Catching Out: Social Fugitives on Wheels

By Prairie Miller
Arts Magazine [artsmagazine@juno.com]
Aug 10, 2003, 13:28
 

Catching Out
A documentary by Sarah George
At the Film Forum, August 20-26th
209 West Houston Street, N.Y.
212-7278110
www.filmforum.com

It's funny and weird, but writing a review of Catching Out while riding the railroad does give rise to a tendency to glance uncomfortably over one's shoulder. That's because this distinctly subversive travelogue is about riding the rails for free.

We're not talking the more typical short haul scam of hiding out in the john until the fare collector moves on to another car. Catching Out is about dedicated long distance rail surfers who hop freight cars as determined vagabonds, fleeing the working stiff complications of civilization. Or, for the sheer, narcotic-like thrill of a short term forbidden adventure.

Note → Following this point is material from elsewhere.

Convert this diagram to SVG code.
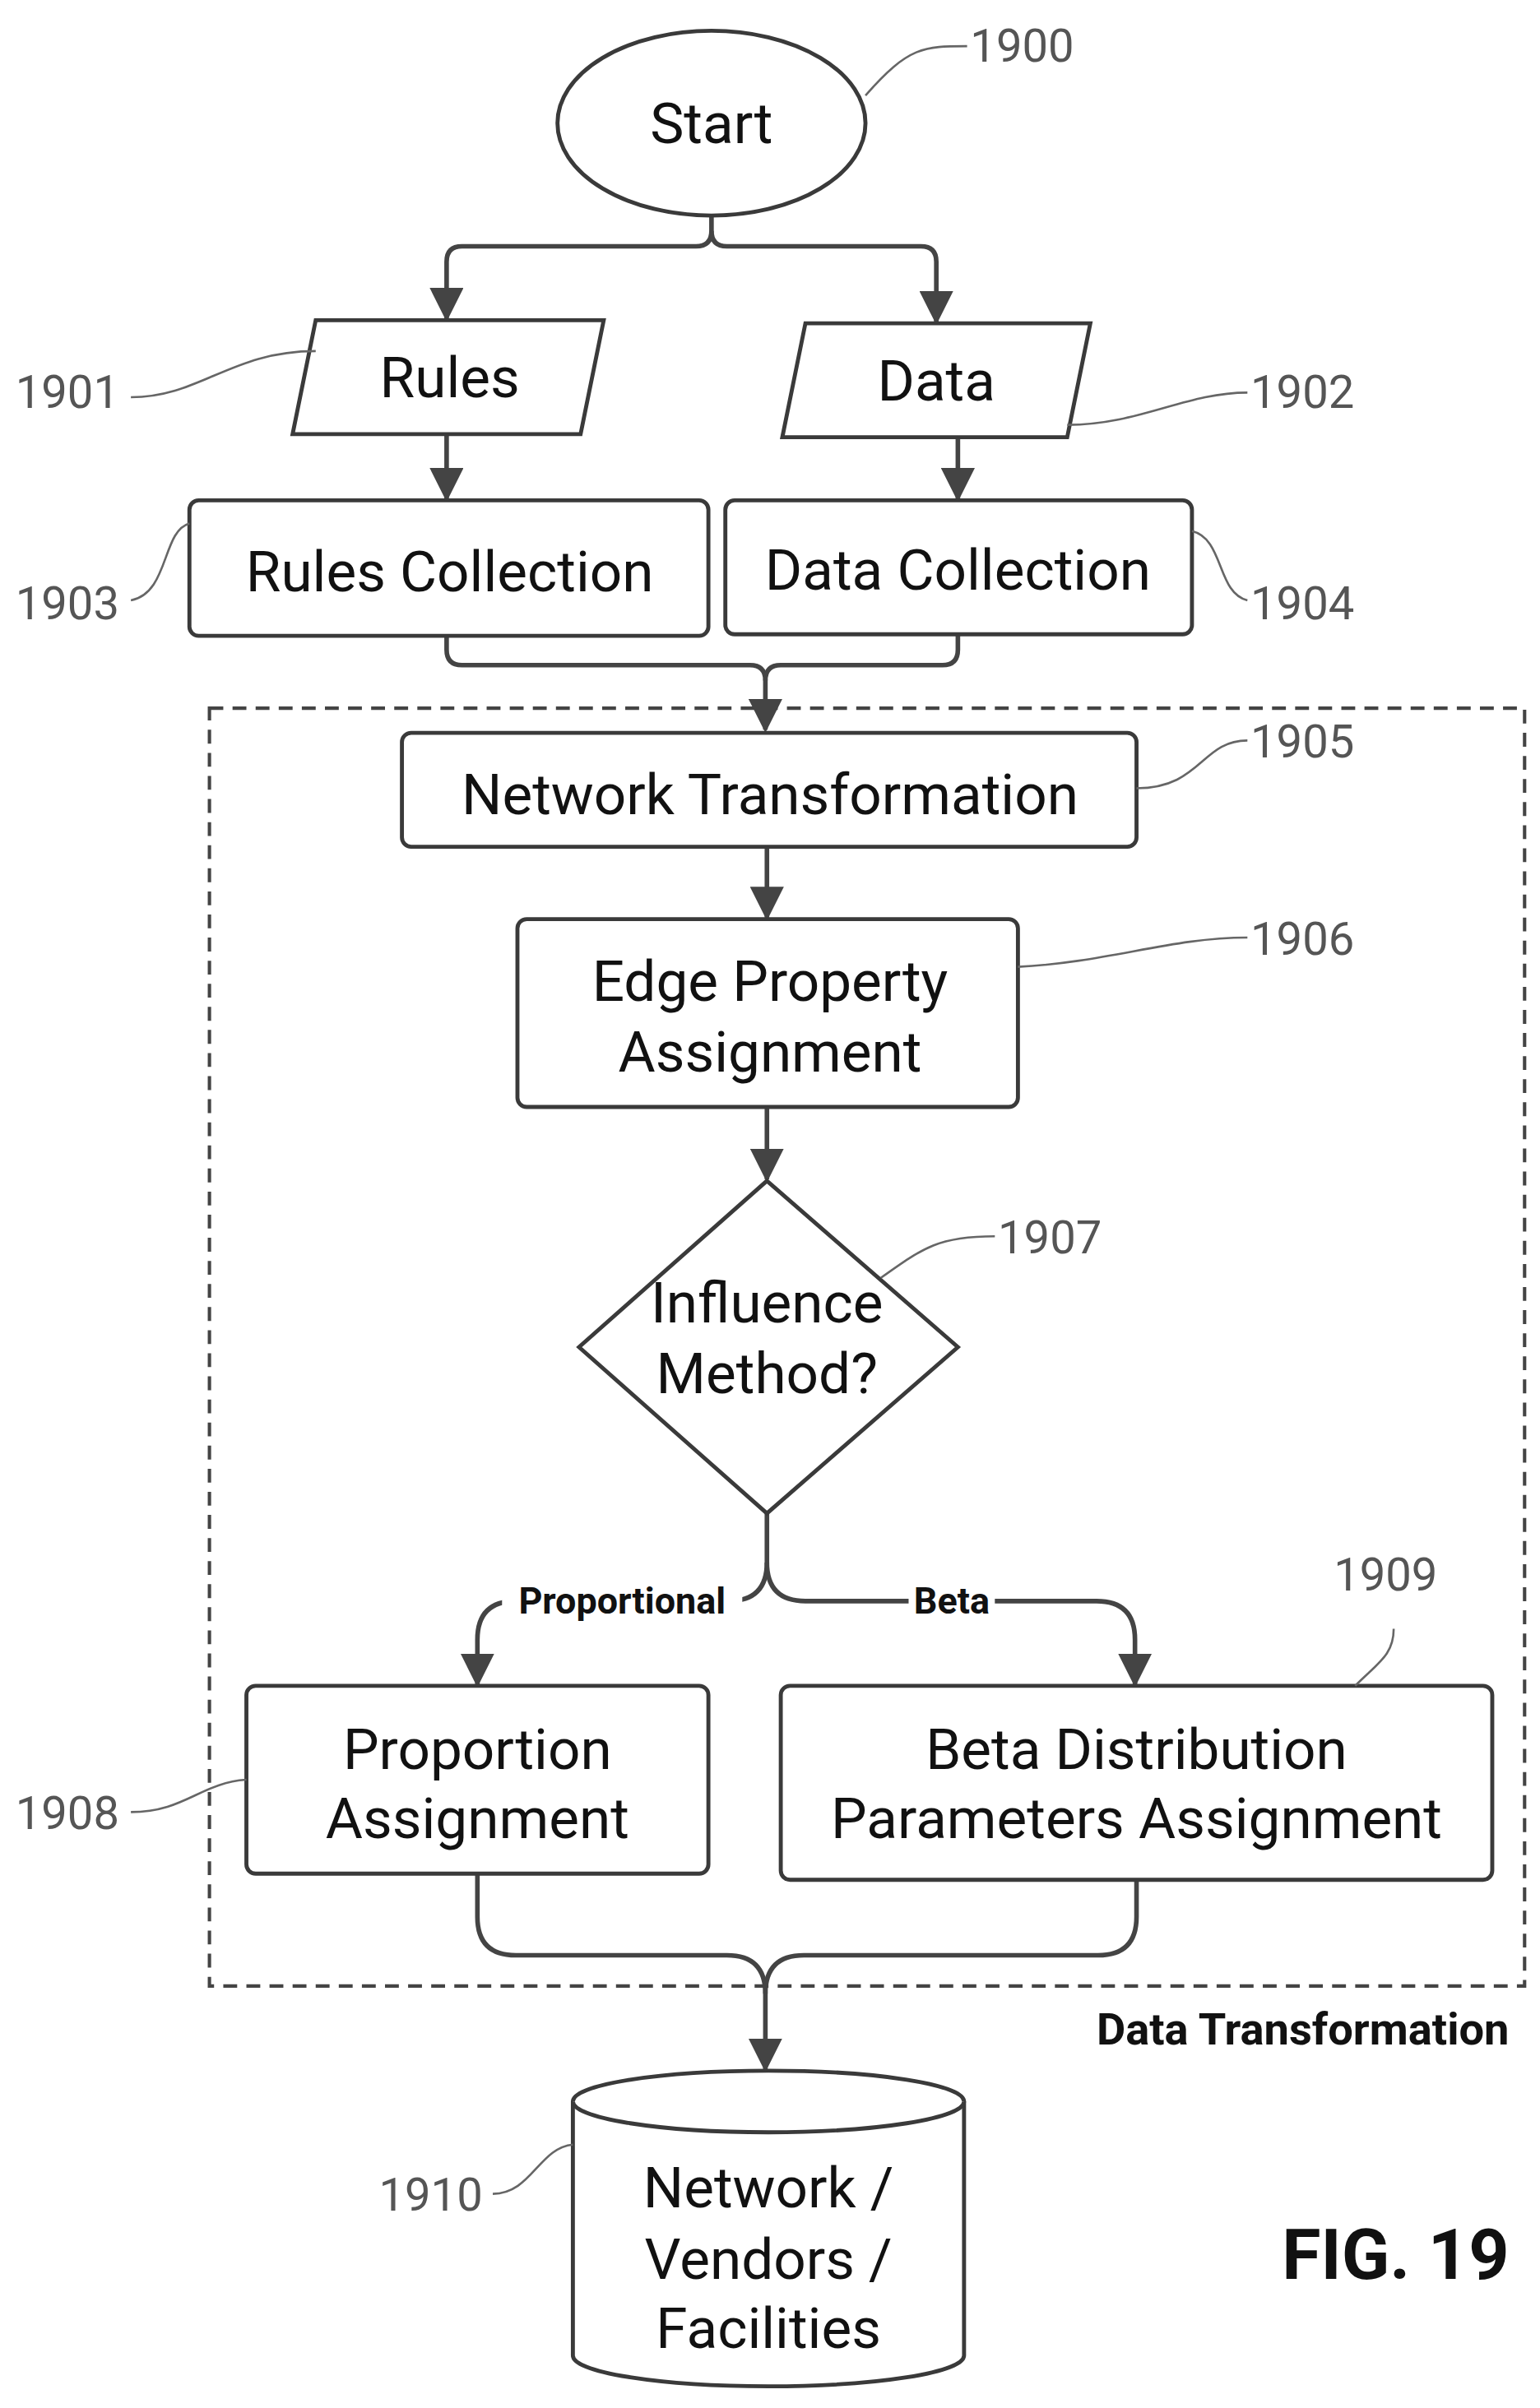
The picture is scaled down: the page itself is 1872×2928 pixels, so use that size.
<svg xmlns="http://www.w3.org/2000/svg" width="1872" height="2928" viewBox="0 0 1872 2928">
<style>
.n{fill:#fff;stroke:#3a3a3a;stroke-width:2.6}
.t{font-family:Roboto,"Liberation Sans",sans-serif;font-size:37px;fill:#111;text-anchor:middle}
.r{font-family:Roboto,"Liberation Sans",sans-serif;font-size:30px;fill:#555}
.c{fill:none;stroke:#444;stroke-width:3}
.l{fill:none;stroke:#666;stroke-width:1.4}
.b{font-family:Roboto,"Liberation Sans",sans-serif;font-weight:bold;fill:#111}
</style>
<defs><marker id="a" markerUnits="userSpaceOnUse" markerWidth="22" markerHeight="22" refX="20" refY="11" orient="auto" viewBox="0 0 22 22"><path d="M0,0 L22,11 L0,22 Z" fill="#444"/></marker></defs>
<rect width="1872" height="2928" fill="#fff"/>
<g transform="scale(1.872)">
<rect x="136" y="460" width="854" height="830" fill="none" stroke="#444" stroke-width="2.2" stroke-dasharray="9,6"/>
<g id="connectors">
<path class="c" d="M462,140 V150 Q462,160 452,160 H300 Q290,160 290,170 V207" marker-end="url(#a)"/>
<path class="c" d="M462,150 Q462,160 472,160 H598 Q608,160 608,170 V209" marker-end="url(#a)"/>
<path class="c" d="M290,282 V324" marker-end="url(#a)"/>
<path class="c" d="M622,284 V324" marker-end="url(#a)"/>
<path class="c" d="M290,413 V422 Q290,432 300,432 H487 Q497,432 497,442 V474" marker-end="url(#a)"/>
<path class="c" d="M622,412 V422 Q622,432 612,432 H507 Q497,432 497,442"/>
<path class="c" d="M498,550 V596" marker-end="url(#a)"/>
<path class="c" d="M498,719 V766" marker-end="url(#a)"/>
<path class="c" d="M498,983 V1015 Q498,1040 473,1040 H335 Q310,1040 310,1065 V1094" marker-end="url(#a)"/>
<path class="c" d="M498,1015 Q498,1040 523,1040 H712 Q737,1040 737,1065 V1094" marker-end="url(#a)"/>
<path class="c" d="M310,1217 V1245 Q310,1270 335,1270 H472 Q497,1270 497,1295 V1344" marker-end="url(#a)"/>
<path class="c" d="M738,1221 V1245 Q738,1270 713,1270 H522 Q497,1270 497,1295"/>
<rect x="326" y="1026" width="156" height="28" fill="#fff"/>
<text x="404" y="1048" class="b" font-size="24" text-anchor="middle" fill="#444">Proportional</text>
<rect x="590" y="1026" width="56" height="28" fill="#fff"/>
<text x="618" y="1048" class="b" font-size="24" text-anchor="middle" fill="#444">Beta</text>
</g>
<g id="n1900"><ellipse class="n" cx="462" cy="80" rx="100" ry="60"/><text class="t" x="462" y="93">Start</text>
<path class="l" d="M562,62 C590,30 600,30 628,30"/><text class="r" x="630" y="40">1900</text></g>
<g id="n1901"><polygon class="n" points="205,208 392,208 377,282 190,282"/><text class="t" x="292" y="258">Rules</text>
<path class="l" d="M85,258 C130,258 150,228 205,228"/><text class="r" x="10" y="265">1901</text></g>
<g id="n1902"><polygon class="n" points="523,210 708,210 693,284 508,284"/><text class="t" x="608" y="260">Data</text>
<path class="l" d="M693,276 C740,276 770,255 810,255"/><text class="r" x="812" y="265">1902</text></g>
<g id="n1903"><rect class="n" x="123" y="325" width="337" height="88" rx="6"/><text class="t" x="292" y="384">Rules Collection</text>
<path class="l" d="M85,390 C110,385 105,345 123,340"/><text class="r" x="10" y="402">1903</text></g>
<g id="n1904"><rect class="n" x="471" y="325" width="303" height="87" rx="6"/><text class="t" x="622" y="383">Data Collection</text>
<path class="l" d="M774,345 C795,350 790,385 810,390"/><text class="r" x="812" y="402">1904</text></g>
<g id="n1905"><rect class="n" x="261" y="476" width="477" height="74" rx="6"/><text class="t" x="500" y="529">Network Transformation</text>
<path class="l" d="M738,512 C780,512 780,481 810,481"/><text class="r" x="812" y="492">1905</text></g>
<g id="n1906"><rect class="n" x="336" y="597" width="325" height="122" rx="6"/><text class="t" x="500" y="650">Edge Property</text><text class="t" x="500" y="696">Assignment</text>
<path class="l" d="M661,628 C720,625 760,609 810,609"/><text class="r" x="812" y="620">1906</text></g>
<g id="n1907"><polygon class="n" points="498,767 622,875 498,983 376,875"/><text class="t" x="498" y="859">Influence</text><text class="t" x="498" y="905">Method?</text>
<path class="l" d="M572,830 C600,810 610,803 646,803"/><text class="r" x="648" y="814">1907</text></g>
<g id="n1908"><rect class="n" x="160" y="1095" width="300" height="122" rx="6"/><text class="t" x="310" y="1149">Proportion</text><text class="t" x="310" y="1194">Assignment</text>
<path class="l" d="M85,1177 C120,1177 130,1158 160,1156"/><text class="r" x="10" y="1188">1908</text></g>
<g id="n1909"><rect class="n" x="507" y="1095" width="462" height="126" rx="6"/><text class="t" x="738" y="1149">Beta Distribution</text><text class="t" x="738" y="1194">Parameters Assignment</text>
<path class="l" d="M880,1095 C895,1080 905,1075 905,1058"/><text class="r" x="866" y="1033">1909</text></g>
<g id="n1910"><path class="n" d="M372,1365 A127,20 0 0 1 626,1365 V1530 A127,20 0 0 1 372,1530 Z"/><path class="n" d="M372,1365 A127,20 0 0 0 626,1365"/>
<text class="t" x="499" y="1434">Network /</text><text class="t" x="499" y="1480">Vendors /</text><text class="t" x="499" y="1525">Facilities</text>
<path class="l" d="M320,1425 C345,1425 350,1395 372,1393"/><text class="r" x="246" y="1436">1910</text></g>
<text class="b" x="980" y="1328" font-size="29" text-anchor="end">Data Transformation</text>
<text class="b" x="980" y="1480" font-size="46" text-anchor="end">FIG. 19</text>
</g>
</svg>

Filmmaker Sarah George started out with a government grant to make a documentary about modern day hoboes. But she soon caught the 'nomadic bug' herself while putting the film together, and has now been accepted into the fold by the hobo masses as 'San Luis, Knight of the Road.'

George infuses Catching Out with the visual splendor of Western landscapes to be found only along the freight car routes carved out of untouched wilderness. And also the unrushed, lyrical reflections of the articulate adventurers entranced by these secret voyages along mountains, plains, and Mohave desert expanse, with never a billboard in sight.

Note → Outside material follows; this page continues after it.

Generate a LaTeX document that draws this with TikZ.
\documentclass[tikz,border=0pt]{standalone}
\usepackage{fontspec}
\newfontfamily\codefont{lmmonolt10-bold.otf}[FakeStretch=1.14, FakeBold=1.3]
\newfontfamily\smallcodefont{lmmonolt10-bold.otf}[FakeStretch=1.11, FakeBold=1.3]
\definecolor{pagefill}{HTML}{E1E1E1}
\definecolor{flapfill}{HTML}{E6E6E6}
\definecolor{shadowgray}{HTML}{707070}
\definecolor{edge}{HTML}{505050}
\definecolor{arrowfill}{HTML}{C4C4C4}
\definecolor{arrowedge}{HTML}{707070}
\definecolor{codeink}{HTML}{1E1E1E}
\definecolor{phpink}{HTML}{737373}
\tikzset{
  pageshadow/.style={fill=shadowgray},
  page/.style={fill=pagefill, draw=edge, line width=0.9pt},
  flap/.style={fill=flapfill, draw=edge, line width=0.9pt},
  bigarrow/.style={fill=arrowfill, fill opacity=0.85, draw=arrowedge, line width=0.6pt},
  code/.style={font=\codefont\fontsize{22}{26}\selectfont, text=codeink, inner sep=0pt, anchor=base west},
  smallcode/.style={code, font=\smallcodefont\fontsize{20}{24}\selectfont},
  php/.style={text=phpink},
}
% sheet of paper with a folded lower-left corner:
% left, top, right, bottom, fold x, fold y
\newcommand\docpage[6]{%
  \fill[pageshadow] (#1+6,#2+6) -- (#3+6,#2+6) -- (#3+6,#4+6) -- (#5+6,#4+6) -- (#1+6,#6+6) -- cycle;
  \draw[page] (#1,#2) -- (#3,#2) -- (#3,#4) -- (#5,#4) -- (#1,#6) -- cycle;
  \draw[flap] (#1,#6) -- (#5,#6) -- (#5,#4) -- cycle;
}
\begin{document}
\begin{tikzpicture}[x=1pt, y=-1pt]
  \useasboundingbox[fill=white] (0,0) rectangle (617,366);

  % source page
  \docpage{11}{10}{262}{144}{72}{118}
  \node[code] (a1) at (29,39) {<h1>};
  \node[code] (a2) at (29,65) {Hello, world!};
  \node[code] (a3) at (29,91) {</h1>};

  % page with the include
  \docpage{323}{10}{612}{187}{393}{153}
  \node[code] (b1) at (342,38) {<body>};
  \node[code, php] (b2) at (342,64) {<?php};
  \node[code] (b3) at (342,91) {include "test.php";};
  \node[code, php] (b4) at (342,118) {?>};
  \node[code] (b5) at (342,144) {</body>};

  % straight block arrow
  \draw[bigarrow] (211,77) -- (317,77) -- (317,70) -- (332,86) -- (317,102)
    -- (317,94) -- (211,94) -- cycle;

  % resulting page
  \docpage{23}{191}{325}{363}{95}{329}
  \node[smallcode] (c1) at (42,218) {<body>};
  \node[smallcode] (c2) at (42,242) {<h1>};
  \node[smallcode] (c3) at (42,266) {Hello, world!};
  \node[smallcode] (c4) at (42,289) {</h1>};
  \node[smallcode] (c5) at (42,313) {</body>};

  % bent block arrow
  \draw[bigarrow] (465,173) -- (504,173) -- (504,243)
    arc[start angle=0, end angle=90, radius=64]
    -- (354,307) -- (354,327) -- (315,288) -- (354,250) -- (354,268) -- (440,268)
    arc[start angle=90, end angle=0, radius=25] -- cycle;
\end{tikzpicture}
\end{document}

It's difficult not to get caught up in the euphoria of these 21st century, mostly young bands of wanderers hopping freights up and down the West Coast. They range from Lee, a career freight hopper who splits his time between the rails and doing the hermit thing in a custom built hut deep in the woods of Northern California; Jessica, a college dropout who was born into the life, tagging along at the side of her roving hippie mom in modes of permanent transportation like a WWII high seas tanker and converted postal truck; Switch and Baby Girl, a couple who met on a freight car and have reluctantly taken time out from roaming the land to raise their newborn; and activist vagabond Lee, whose passion for wandering the wilderness and simultaneously preserving it whenever he can, is environmentally based.

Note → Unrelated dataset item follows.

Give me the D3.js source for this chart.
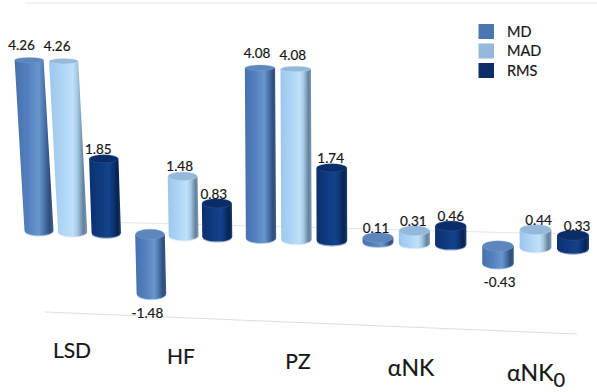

Catching Out is simply lovely to behold, and George is adept at vicariously relaying the intoxicating fusion of railway rhythms, the poetic thoughts of these nomadic philosophers, and the continuous enchanting flow of majestic landscapes that the most elaborate hi-tech special effects would find difficult to match.

What the documentary lacks is balance, a day in the life kind of sense of the hardships these riders most certainly face now and then. Can freedom from civilization really be so idyllic and tidy? What about rain, cold, sickness, lack of toilet paper or a tub, and the pervasive threat of itinerant psychos on board?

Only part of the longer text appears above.